The move is to move influencer marketing in-house to curb costs, improve go-to-market campaign speed and build closer relationships with more than 100 creators. It’s part of Blue Apron’s larger brand refresh announced earlier this month, which includes plans to “own the feed” on social media with influencer content, user-generated content, organic and paid social to help the meal kit company boost brand awareness, said Raina Enand, head of marketing at Blue Apron.
It also speaks to a broader industry trend in which influencer marketing has become a media channel in its own right, and brands are increasingly looking for more control in influencer deals, especially amid economic headwinds and a more professionalized creator economy.

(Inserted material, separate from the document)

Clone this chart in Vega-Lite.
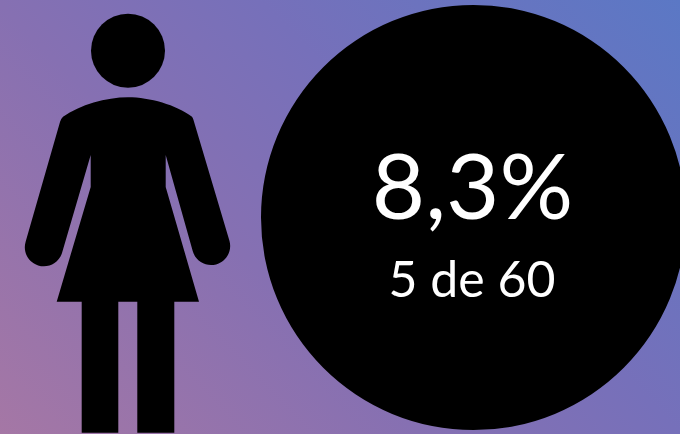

“Just like any other digital marketing channel, like social or paid search, you just get such faster turnaround in results, feedback and optimizations,” said Enand. It’s unclear which influencers the brand is planning to partner with and if there are plans to increase influencer marketing spend as Blue Apron did not share details.
The trend itself isn’t new, dating back to 2018 with brands like Birchbox, Nike and Mars running influencer marketing efforts internally. Recently though, there’s been a resurgence in interest in the creator economy and everyone’s looking for their piece of the pie. Goldman Sachs valued the creator economy at around $250 billion in 2024, and have forecast it to double to around $480 billion by 2027.
Most notably, earlier this year, Unilever announced plans to invest half of its ad budget on social media and work with 20 times more influencers. Meanwhile, private equity firms and holding companies are elbowing one another out of the way to buy up creator-driven platforms and influencer agencies.
“No one’s mistaking the importance of influencer. But what I think this says is that the hierarchy of how that dollar flows now may be shifting,” said, Gregory Curtis Jr., director of influencer strategy at Empower Media, referencing the growing channel’s influx of players, from influencers to talent managers, agencies and SaaS platforms.
With the in-house debate, brands managing their own influencer marketing strategies can cut costs in terms of agency fees, and allow the brand to be more nimble with its campaigns. But it can be a heavy lift, especially if a brand doesn’t have the infrastructure to oversee everything from contract negotiations to scaling influencer networks, sources told Digiday.
“Not that it’s a bad idea, it’s so much work to manage the contracts, manage the content, the back and forth, with every single post having to go through the approvals,” said Megan Boveri, chief media officer at Pinnacle advertising and marketing group.
Economic headwinds and tariffs have put pressure on brands to do more marketing with fewer dollars, likely a catalyst for influencer in-house trends going forward, according to agency execs. One exec in particular, who spoke on the condition of anonymity, said a QSR client recently scaled back from a $1.75 million influencer budget for the fiscal year to $900,000, leaving the internal brand team to take on more influencer work in-house.
If this feels reminiscent of other parts of the in-house wave, don’t panic yet. Per the anonymous exec, the agency hasn’t lost clients to influencer in-housing efforts, pointing to a balance between internal efforts and external partners.
At this point, Blue Apron has in-housed everything from influencer marketing to direct response media buying, relying on external agency partners for top-of-funnel campaigns aimed at mass reach. Blue Apron’s in-house influencer push reflects broader pressures facing brands in today’s economic landscape: do more with less and do it faster.
Other parts of the meal kit brand’s relaunch include brand awareness tactics, like CTV, linear TV, direct mail and a return to podcast advertising, per Enand.